Here's a sample from the book, by an anonymous author:
There was a young lady of Spain/ Who was dreadfully sick on a train, / Not once but again,/ And again and again,/ And again and again and again.
Today my $1 copy is perhaps worth hundreds.
Oh, that's ridiculous!
4 comments:
Cole and Ungerer had a number of collections like this, all of them I treasured as a boy, but my favorite is Beastly Boys and Ghastly Girls which also features some Silverstein, published in 1964.
I wish I still had my childhood copy...
Douglas,
I, too, own thousnads of children's poetry books. It means I sometimes lose track of certain books. I just pulled OH, THAT'S RIDICULOUS! off the shelf thanks to your post. I think I'll read through it today.

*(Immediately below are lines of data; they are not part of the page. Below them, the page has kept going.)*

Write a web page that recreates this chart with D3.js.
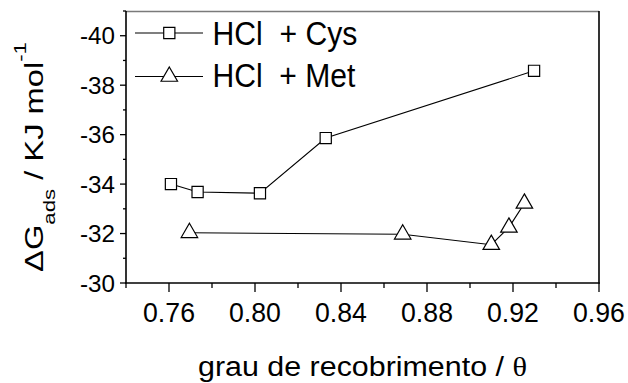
<!DOCTYPE html>
<html>
<head>
<meta charset="utf-8">
<script src="https://cdn.jsdelivr.net/npm/d3@7"></script>
<style>
  body { margin: 0; background: #fff; }
  svg { display: block; }
  text { font-family: "Liberation Sans", Arial, sans-serif; fill: #000; white-space: pre; }
</style>
</head>
<body>
<svg id="chart" width="628" height="383"></svg>
<script>
// Adsorption free energy vs. surface coverage
const xMajorTicks = [0.76, 0.80, 0.84, 0.88, 0.92, 0.96];
const xMinorTicks = [0.74, 0.78, 0.82, 0.86, 0.90, 0.94];
const yMajorTicks = [-30, -32, -34, -36, -38, -40];
const yMinorTicks = [-31, -33, -35, -37, -39, -41];

const seriesNames = ["HCl  + Cys", "HCl  + Met"];
const cysTheta = [0.7609, 0.7733, 0.8023, 0.8329, 0.9298];
const cysDG    = [-34.00, -33.68, -33.63, -35.86, -38.58];
const metTheta = [0.7695, 0.8687, 0.9099, 0.9181, 0.9253];
const metDG    = [-32.03, -31.97, -31.55, -32.25, -33.22];

const svg = d3.select("#chart");
const x = d3.scaleLinear().domain([0.74, 0.96]).range([126, 599]);
const y = d3.scaleLinear().domain([-30, -41]).range([283, 11]);

// Horizontally scale a text element about an anchor so its box is w wide
function fitWidth(sel, w, ax, ay) {
  const bw = sel.node().getBBox().width;
  const k = w / bw;
  sel.attr("transform", `translate(${ax},${ay}) scale(${k},1) translate(${-ax},${-ay})`);
  return k;
}

// ---- ticks ----
const tickG = svg.append("g").attr("stroke", "#000").attr("stroke-width", 1.3);
tickG.selectAll(".xM").data(xMajorTicks).join("line")
  .attr("x1", d => x(d)).attr("x2", d => x(d)).attr("y1", 283).attr("y2", 292);
tickG.selectAll(".xm").data(xMinorTicks).join("line")
  .attr("x1", d => x(d)).attr("x2", d => x(d)).attr("y1", 283).attr("y2", 288);
tickG.selectAll(".yM").data(yMajorTicks).join("line")
  .attr("y1", d => y(d)).attr("y2", d => y(d)).attr("x1", 126).attr("x2", 120);
tickG.selectAll(".ym").data(yMinorTicks).join("line")
  .attr("y1", d => y(d)).attr("y2", d => y(d)).attr("x1", 126).attr("x2", 123);

// ---- tick labels ----
const fmtX = d3.format(".2f");
const xl = svg.append("g").selectAll("text").data(xMajorTicks).join("text")
  .attr("x", d => x(d)).attr("y", 322).attr("text-anchor", "middle")
  .attr("font-size", 27).text(d => fmtX(d));
const kx = 52 / xl.nodes()[0].getBBox().width;
xl.attr("transform", d => `translate(${x(d)},322) scale(${kx},1) translate(${-x(d)},-322)`);

const yl = svg.append("g").selectAll("text").data(yMajorTicks).join("text")
  .attr("x", 115).attr("y", d => y(d) + 8.6).attr("text-anchor", "end")
  .attr("font-size", 24).text(d => d3.format("d")(d).replace("−", "-"));
const ky = 35 / yl.nodes()[5].getBBox().width;
yl.attr("transform", d => `translate(115,${y(d)}) scale(${ky},1) translate(-115,${-y(d)})`);

// ---- frame ----
const frame = svg.append("g").attr("fill", "none");
frame.append("line").attr("x1", 126).attr("x2", 599).attr("y1", 11.5).attr("y2", 11.5)
  .attr("stroke", "#7a7a7a").attr("stroke-width", 1.6);
frame.append("line").attr("x1", 126).attr("x2", 126).attr("y1", 11).attr("y2", 283.5)
  .attr("stroke", "#000").attr("stroke-width", 1.6);
frame.append("line").attr("x1", 599).attr("x2", 599).attr("y1", 11).attr("y2", 283.5)
  .attr("stroke", "#000").attr("stroke-width", 1.6);
frame.append("line").attr("x1", 125.2).attr("x2", 599.8).attr("y1", 283).attr("y2", 283)
  .attr("stroke", "#000").attr("stroke-width", 1.6);

// ---- series ----
const cys = cysTheta.map((t, i) => [t, cysDG[i]]);
const met = metTheta.map((t, i) => [t, metDG[i]]);
const line = d3.line().x(d => x(d[0])).y(d => y(d[1]));
const squarePath = d3.symbol().type(d3.symbolSquare).size(125)();
const trianglePath = d3.symbol().type(d3.symbolTriangle).size(118)();

[[cys, squarePath], [met, trianglePath]].forEach(([data, sym]) => {
  svg.append("path").datum(data).attr("d", line)
    .attr("fill", "none").attr("stroke", "#000").attr("stroke-width", 1.1);
  svg.append("g").selectAll("path").data(data).join("path")
    .attr("d", sym)
    .attr("transform", d => `translate(${x(d[0])},${y(d[1])})`)
    .attr("fill", "#fff").attr("stroke", "#000").attr("stroke-width", 1.2);
});

// ---- legend ----
const legendRows = [
  { name: seriesNames[0], sym: squarePath, ly: 33, ty: 45, w: 145 },
  { name: seriesNames[1], sym: trianglePath, ly: 76.5, ty: 87.5, w: 143 }
];
legendRows.forEach(r => {
  svg.append("line").attr("x1", 135).attr("x2", 203).attr("y1", r.ly).attr("y2", r.ly)
    .attr("stroke", "#000").attr("stroke-width", 1.1);
  svg.append("path").attr("d", r.sym).attr("transform", `translate(169.3,${r.ly})`)
    .attr("fill", "#fff").attr("stroke", "#000").attr("stroke-width", 1.2);
  const t = svg.append("text").attr("x", 212.5).attr("y", r.ty)
    .attr("font-size", 33).text(r.name);
  fitWidth(t, r.w, 212.5, r.ty);
});

// ---- axis titles ----
const xt = svg.append("text").attr("x", 362.5).attr("y", 376.5)
  .attr("text-anchor", "middle").attr("font-size", 27);
xt.append("tspan").text("grau de recobrimento / ");
xt.append("tspan").attr("font-family", "'Liberation Serif', 'Times New Roman', serif").text("θ");
fitWidth(xt, 329, 362.5, 376.5);

const yg = svg.append("g").attr("transform", "translate(42.5,157) rotate(-90)");
const yt = yg.append("text").attr("x", 0).attr("y", 0)
  .attr("text-anchor", "middle").attr("font-size", 25);
yt.append("tspan").text("ΔG");
yt.append("tspan").attr("font-size", 17).attr("dy", 12.5).text("ads");
yt.append("tspan").attr("dy", -12.5).text(" / KJ mol");
yt.append("tspan").attr("font-size", 17).attr("dy", -17).text("-1");
fitWidth(yt, 230, 0, 0);
</script>
</body>
</html>
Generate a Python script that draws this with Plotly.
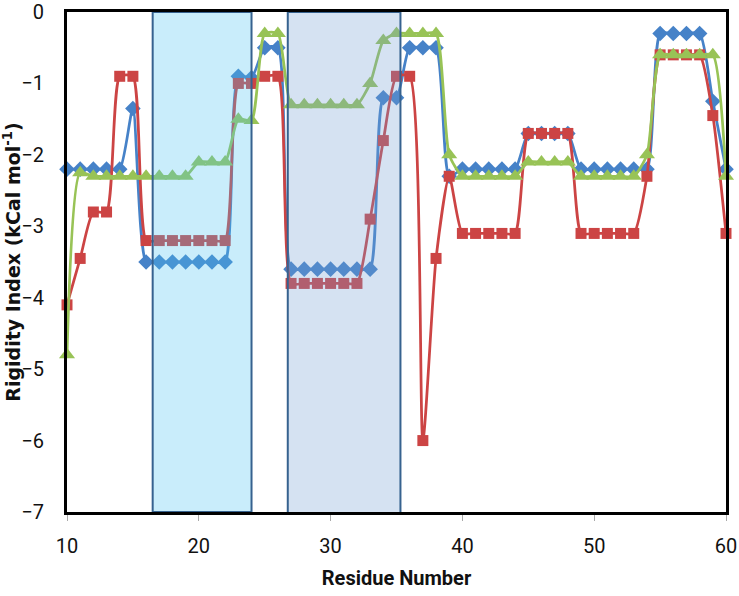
import plotly.graph_objects as go

residues = list(range(10, 61))

blue = [-2.2, -2.2, -2.2, -2.2, -2.2, -1.35,
        -3.5, -3.5, -3.5, -3.5, -3.5, -3.5, -3.5,
        -0.9, -0.92, -0.5, -0.5,
        -3.6, -3.6, -3.6, -3.6, -3.6, -3.6, -3.6,
        -1.2, -1.2, -0.5, -0.5, -0.5, -2.3,
        -2.2, -2.2, -2.2, -2.2, -2.2,
        -1.7, -1.7, -1.7, -1.7,
        -2.2, -2.2, -2.2, -2.2, -2.2, -2.2,
        -0.3, -0.3, -0.3, -0.3, -1.25, -2.2]

red = [-4.1, -3.45, -2.8, -2.8, -0.9, -0.9,
       -3.2, -3.2, -3.2, -3.2, -3.2, -3.2, -3.2,
       -1.0, -1.0, -0.9, -0.9,
       -3.8, -3.8, -3.8, -3.8, -3.8, -3.8, -2.9,
       -1.8, -0.9, -0.9, -6.0, -3.45, -2.3,
       -3.1, -3.1, -3.1, -3.1, -3.1,
       -1.7, -1.7, -1.7, -1.7,
       -3.1, -3.1, -3.1, -3.1, -3.1, -2.3,
       -0.6, -0.6, -0.6, -0.6, -1.45, -3.1]

green = [-4.8, -2.25, -2.3, -2.3, -2.3, -2.3,
         -2.3, -2.3, -2.3, -2.3, -2.1, -2.1, -2.1,
         -1.5, -1.52, -0.3, -0.3,
         -1.3, -1.3, -1.3, -1.3, -1.3, -1.3, -1.0,
         -0.4, -0.3, -0.3, -0.3, -0.3, -2.0,
         -2.3, -2.3, -2.3, -2.3, -2.3,
         -2.1, -2.1, -2.1, -2.1,
         -2.3, -2.3, -2.3, -2.3, -2.3, -2.0,
         -0.6, -0.6, -0.6, -0.6, -0.6, -2.3]

regions = [(16.5, 24.0), (26.75, 35.3)]
x_ticks = [10, 20, 30, 40, 50, 60]
y_ticks = [0, -1, -2, -3, -4, -5, -6, -7]

fig = go.Figure()
series = [
    ("Series 1", blue, "#4682C8", "diamond", 12),
    ("Series 2", red, "#CC4444", "square", 11),
    ("Series 3", green, "#98C356", "triangle-up", 14),
]
for name, vals, col, sym, sz in series:
    fig.add_trace(go.Scatter(
        x=residues, y=vals, name=name, mode="lines+markers",
        line=dict(color=col, width=2.75, shape="spline", smoothing=0.6),
        marker=dict(symbol=sym, size=sz, color=col),
        cliponaxis=False,
    ))

fills = ["rgba(75,195,242,0.3)", "rgba(115,158,212,0.3)"]
for (x0, x1), fc, y0 in zip(regions, fills, [-7.0, -7.06]):
    fig.add_shape(type="rect", xref="x", yref="y", x0=x0, x1=x1, y0=y0, y1=0,
                  fillcolor=fc, line=dict(color="#36628F", width=2), layer="above")

tickfont = dict(family="Liberation Sans Narrow, Roboto, Arial", size=20, color="#111")
fig.update_layout(
    width=739, height=596,
    margin=dict(l=67, r=13, t=12, b=84),
    plot_bgcolor="white", paper_bgcolor="white",
    showlegend=False,
    xaxis=dict(range=[10, 60], tickvals=x_ticks, showgrid=False, zeroline=False,
               automargin=False,
               showline=True, linecolor="black", linewidth=3, mirror=True,
               ticks="outside", ticklen=6, tickcolor="#aaa", tickwidth=1,
               tickfont=tickfont, ticklabelstandoff=8,
               title=dict(text="<b>Residue Number</b>", standoff=14,
                          font=dict(family="Liberation Sans Narrow, Roboto, Arial", size=20, color="#111"))),
    yaxis=dict(range=[-7, 0], tickvals=y_ticks, showgrid=False, zeroline=False,
               automargin=False,
               showline=True, linecolor="black", linewidth=3, mirror=True,
               ticks="", tickfont=tickfont, ticklabelstandoff=16,
               title=dict(text="<b>Rigidity Index (kCal mol<sup>-1</sup>)</b>", standoff=4,
                          font=dict(family="DejaVu Sans, Verdana, Arial", size=19, color="#111"))),
)

fig.write_html("out.html")
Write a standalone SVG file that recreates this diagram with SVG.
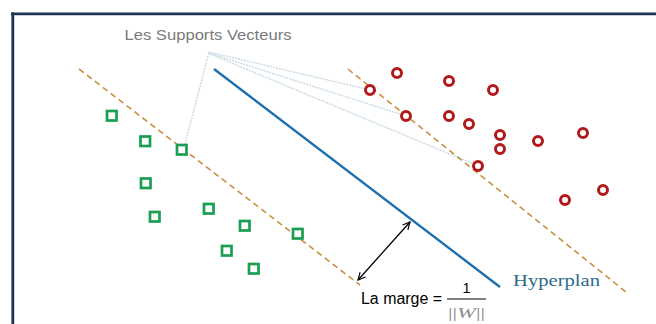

Another book of humorous poems selected by Cole that my elementary students and I enjoyed is POEM STEW. I used to read from it often. In fact, I kept multiple copies of the book in my classroom.
Thanks David and Elaine.
There were several Cole/Ungerer books, all of them outrageous, funny, and probably unpublishable in today's restrictive world.Tomi
Ungerer also drew Flat Stanley, my role model for sneaking into an editor's office, along with the Expect the Unexpected posters for the Village Voice. And he created great children's books himself, a future post.